Microsoft is among the employers experimenting with the work week and reported positive results by shortening it on a trial basis.
Over the centuries, the time companies require employees to be on the job has gotten smaller and the five day, 40-hour week has been the norm for several decades. But in August, a Microsoft subsidiary in Japan closed its offices every Friday. Employees worked Monday through Thursday.
Not only did employees not fall behind in their work, the company reports productivity rose nearly 40 percent over August of 2018. By reducing the number of days worked from five to four, the company hoped it could improve employees’ work-life balance and promote creativity.
The company adopted other measures, including more flexible hours and won praise from nearly everyone by limiting meetings to 30 minutes.
Microsoft is hardly the first firm to experiment with a four-day work week but different companies take different approaches. Some stay with the eight-hour day, reducing the work week by eight hours. Employees at other companies put in four 10-hour days, staying with the 40-hour week.
Both seem to be popular with employees, with many pointing out they often end up putting in 10-hour days anyway. They say it’s a small price to pay for a three-day weekend every week.
A way to attract talent
“In this intensely competitive labor market, employers are figuring out that to attract talent, they have to start offering incentives that differentiate them from competitors,” Ian Siegel, CEO of ZipRecruiter, recently told USA Today.

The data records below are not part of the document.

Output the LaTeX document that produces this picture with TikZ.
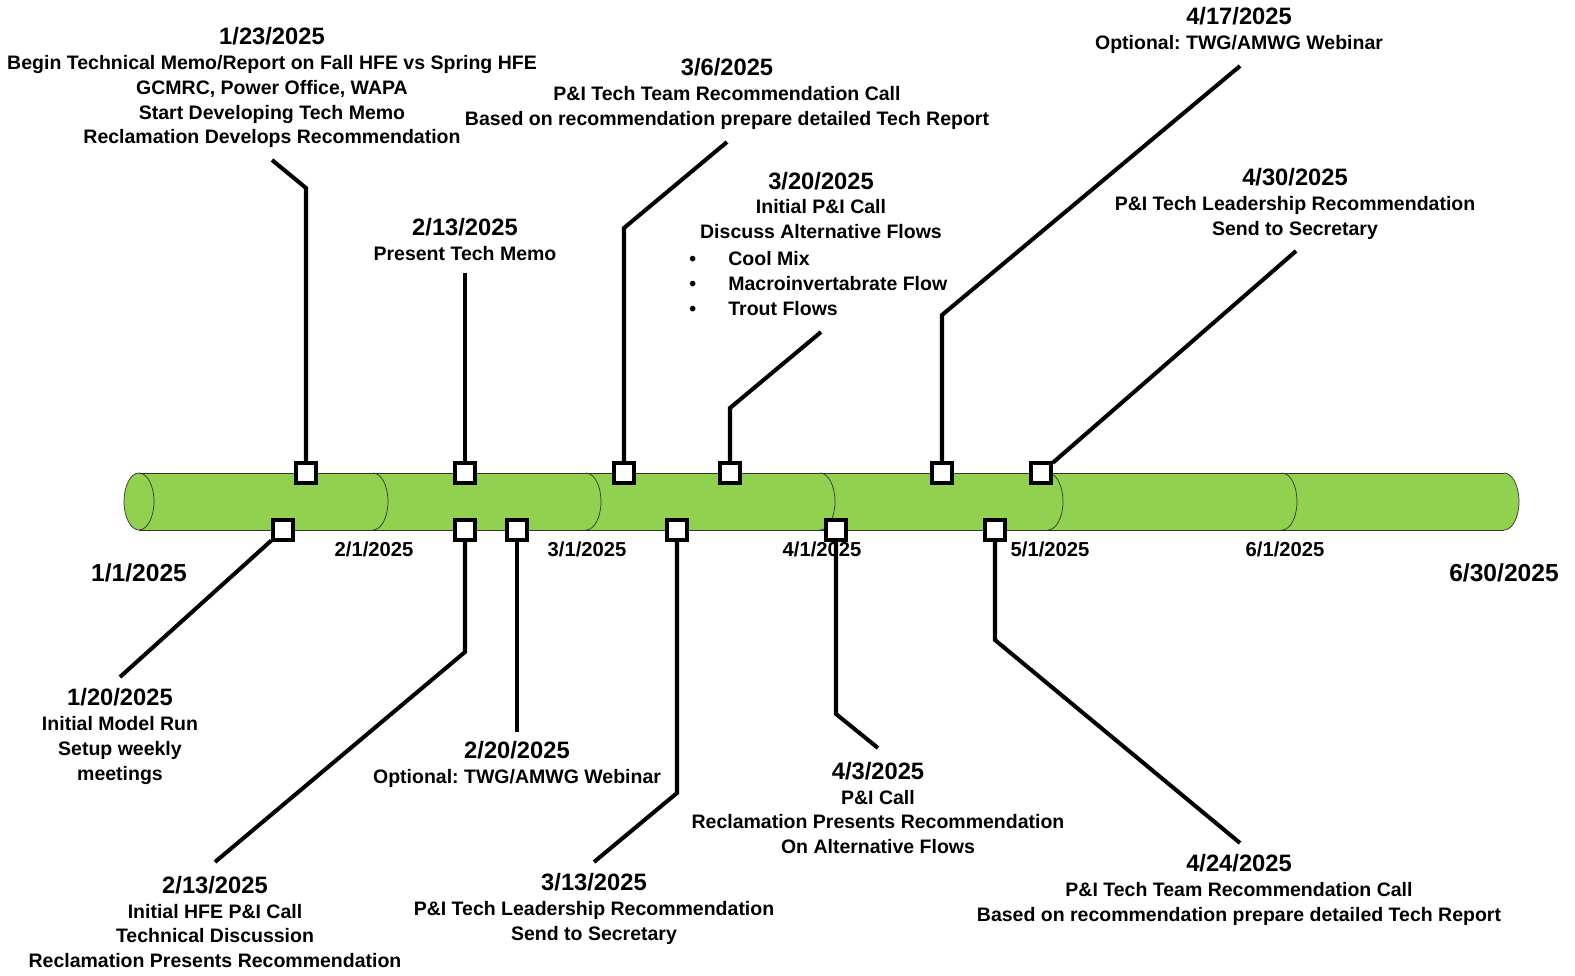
\documentclass[tikz,border=0pt]{standalone}
\usepackage{fontspec}
\setmainfont{Liberation Sans}
\frenchspacing
\definecolor{bargreen}{HTML}{92D050}
\newcommand\dateline[1]{{\fontsize{13.5}{16}\selectfont #1}}
\begin{document}
\begin{tikzpicture}[x=0.02cm, y=-0.02cm,
  mark box/.style = {draw, line width=2.3pt, fill=white, minimum size=0.39cm, inner sep=0pt},
  conn/.style = {line width=2.3pt},
  lbl/.style = {align=center, font=\bfseries\fontsize{11.1}{14.2}\selectfont, inner sep=0pt},
  axis lbl/.style = {font=\bfseries\fontsize{11.5}{13}\selectfont, inner sep=0pt},
  end lbl/.style = {font=\bfseries\fontsize{14}{16}\selectfont, inner sep=0pt}]
\useasboundingbox (0,0) rectangle (1575,976);
% the bar
\fill[bargreen] (139,473) -- (1504,473) arc[start angle=90, end angle=-90, x radius=0.3cm, y radius=0.57cm] -- (139,530) arc[start angle=270, end angle=90, x radius=0.3cm, y radius=0.57cm] -- cycle;
\draw[black!80, thin] (139,473) -- (1504,473) (139,530) -- (1504,530);
\draw[black!80, thin] (139,501.5) ellipse[x radius=0.3cm, y radius=0.57cm];
\foreach \x in {373,586,820,1048,1282,1504}
  \draw[black!80, thin] (\x,473) arc[start angle=90, end angle=-90, x radius=0.3cm, y radius=0.57cm];
% month labels
\node[end lbl] (d1) at (139,573) {1/1/2025};
\node[axis lbl] (d2) at (374,549) {2/1/2025};
\node[axis lbl] (d3) at (587,549) {3/1/2025};
\node[axis lbl] (d4) at (822,549) {4/1/2025};
\node[axis lbl] (d5) at (1050,549) {5/1/2025};
\node[axis lbl] (d6) at (1285,549) {6/1/2025};
\node[end lbl] (d7) at (1504,573) {6/30/2025};
% markers above
\node[mark box] (a1) at (306,473) {};
\node[mark box] (a2) at (465,473) {};
\node[mark box] (a3) at (624,473) {};
\node[mark box] (a4) at (730,473) {};
\node[mark box] (a5) at (942,473) {};
\node[mark box] (a6) at (1041,473) {};
% markers below
\node[mark box] (b1) at (283,530) {};
\node[mark box] (b2) at (465,530) {};
\node[mark box] (b3) at (517,530) {};
\node[mark box] (b4) at (677,530) {};
\node[mark box] (b5) at (836,530) {};
\node[mark box] (b6) at (995,530) {};
% texts above
\node[lbl] (t1) at (272,87.5) {\dateline{1/23/2025}\\Begin Technical Memo/Report on Fall HFE vs Spring HFE\\GCMRC, Power Office, WAPA\\Start Developing Tech Memo\\Reclamation Develops Recommendation};
\node[lbl] (t2) at (465,239.5) {\dateline{2/13/2025}\\Present Tech Memo};
\node[lbl] (t3) at (727,94) {\dateline{3/6/2025}\\P\&I Tech Team Recommendation Call\\Based on recommendation prepare detailed Tech Report};
\node[lbl] (t4) at (821,205.5) {\dateline{3/20/2025}\\Initial P\&I Call\\Discuss Alternative Flows};
\node[lbl, align=left, anchor=west] (t4b) at (689,283.5) {\makebox[0.78cm][l]{\textbullet}Cool Mix\\\makebox[0.78cm][l]{\textbullet}Macroinvertabrate Flow\\\makebox[0.78cm][l]{\textbullet}Trout Flows};
\node[lbl] (t5) at (1239,30) {\dateline{4/17/2025}\\Optional: TWG/AMWG Webinar};
\node[lbl] (t6) at (1295,204) {\dateline{4/30/2025}\\P\&I Tech Leadership Recommendation\\Send to Secretary};
% texts below
\node[lbl] (u1) at (120,736.5) {\dateline{1/20/2025}\\Initial Model Run\\Setup weekly\\meetings};
\node[lbl] (u2) at (215,922) {\dateline{2/13/2025}\\Initial HFE P\&I Call\\Technical Discussion\\Reclamation Presents Recommendation};
\node[lbl] (u3) at (517,764) {\dateline{2/20/2025}\\Optional: TWG/AMWG Webinar};
\node[lbl] (u4) at (594,909) {\dateline{3/13/2025}\\P\&I Tech Leadership Recommendation\\Send to Secretary};
\node[lbl] (u5) at (878,808) {\dateline{4/3/2025}\\P\&I Call\\Reclamation Presents Recommendation\\On Alternative Flows};
\node[lbl] (u6) at (1239,890) {\dateline{4/24/2025}\\P\&I Tech Team Recommendation Call\\Based on recommendation prepare detailed Tech Report};
% bends and ends
\coordinate (ka1) at (306,188); \coordinate (ea1) at (272,160);
\coordinate (ea2) at (465,273);
\coordinate (ka3) at (624,228); \coordinate (ea3) at (727,142);
\coordinate (ka4) at (730,408); \coordinate (ea4) at (821,332);
\coordinate (ka5) at (942,315); \coordinate (ea5) at (1240,66);
\coordinate (ea6) at (1296,251);
\coordinate (eb1) at (120,677);
\coordinate (kb2) at (465,652); \coordinate (eb2) at (215,862);
\coordinate (eb3) at (517,732);
\coordinate (kb4) at (677,793); \coordinate (eb4) at (594,862);
\coordinate (kb5) at (836,714); \coordinate (eb5) at (878,748);
\coordinate (kb6) at (995,640); \coordinate (eb6) at (1240,843);
\draw[conn] (a1) -- (ka1) -- (ea1);
\draw[conn] (a2) -- (ea2);
\draw[conn] (a3) -- (ka3) -- (ea3);
\draw[conn] (a4) -- (ka4) -- (ea4);
\draw[conn] (a5) -- (ka5) -- (ea5);
\draw[conn] (a6) -- (ea6);
\draw[conn] (b1) -- (eb1);
\draw[conn] (b2) -- (kb2) -- (eb2);
\draw[conn] (b3) -- (eb3);
\draw[conn] (b4) -- (kb4) -- (eb4);
\draw[conn] (b5) -- (kb5) -- (eb5);
\draw[conn] (b6) -- (kb6) -- (eb6);
\end{tikzpicture}
\end{document}
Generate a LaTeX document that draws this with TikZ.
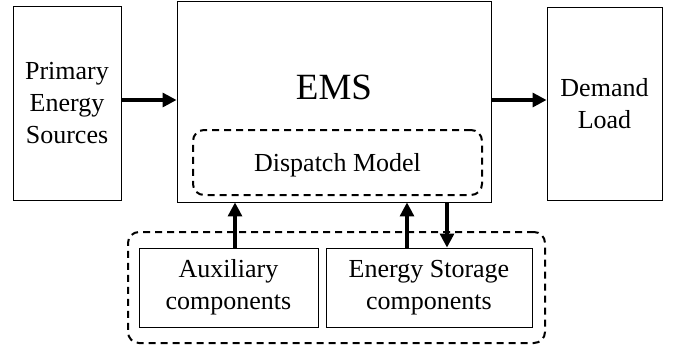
\documentclass[tikz,border=0pt]{standalone}
\usepackage{fontspec}
\setmainfont{Liberation Serif}
\usepackage{tikz}
\usetikzlibrary{arrows.meta}

\begin{document}
\begin{tikzpicture}[x=1pt,y=-1pt,
  block/.style={draw,line width=0.9pt,align=center,inner sep=0pt,
    font=\fontsize{26}{32}\selectfont},
  dashbox/.style={draw,line width=2pt,dash pattern=on 7pt off 5pt,
    rounded corners=11pt,inner sep=0pt},
  flow/.style={line width=3.2pt,-{Triangle[length=14pt,width=14pt]}}]
\useasboundingbox (0,0) rectangle (681,354);
% main blocks
\node[block,minimum width=108pt,minimum height=194pt] (primary) at (67,103) {Primary\\Energy\\Sources};
\node[block,minimum width=314pt,minimum height=201pt] (ems) at (334,101.5) {};
\node[block,minimum width=115pt,minimum height=193pt] (demand) at (604.5,103.5) {Demand\\Load};
\node[font=\fontsize{37}{40}\selectfont] (emslabel) at (334,87) {EMS};
\node[dashbox,minimum width=289pt,minimum height=65pt,text depth=0pt,
  font=\fontsize{26}{31}\selectfont] (dispatch) at (337.5,162.5) {Dispatch Model};
% components
\node[dashbox,minimum width=417pt,minimum height=111pt] (group) at (336.5,287.5) {};
\node[block,minimum width=179pt,minimum height=79pt] (aux) at (228.5,287.5) {Auxiliary\\components};
\node[block,minimum width=206pt,minimum height=79pt] (storage) at (429,287.5) {Energy Storage\\components};
% power flows
\draw[flow] (primary.east |- 0,100) -- (ems.west |- 0,100);
\draw[flow] (ems.east |- 0,100) -- (demand.west |- 0,100);
\draw[flow] ([xshift=6.5pt]aux.north) -- ([xshift=6.5pt]aux.north |- ems.south);
\draw[flow] ([xshift=-22pt]storage.north) -- ([xshift=-22pt]storage.north |- ems.south);
\draw[flow] ([xshift=18pt]storage.north |- ems.south) -- ([xshift=18pt]storage.north);
\end{tikzpicture}
\end{document}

But it’s possible this novelty could become standard in the not-too-distant future. In September, the AFL-CIO released a report containing the union’s “vision for the future of work.” It proposed a four-day week as standard — a total of 32 hours, not 40. Richard Trumka, head of the AFL-CIO, also believes businesses will eventually go along with it.
“We are very serious about this,” Trumka told Vox. “If we’re going to free up jobs for more people, then we have to go there.”
It sounds like Microsoft is becoming a believer in the shorter work week, especially after its trial run. The company said during its experiment in Japan it cut its electricity bill and preserved other resources. Paper consumption plunged as printing decreased by more than 58 percent.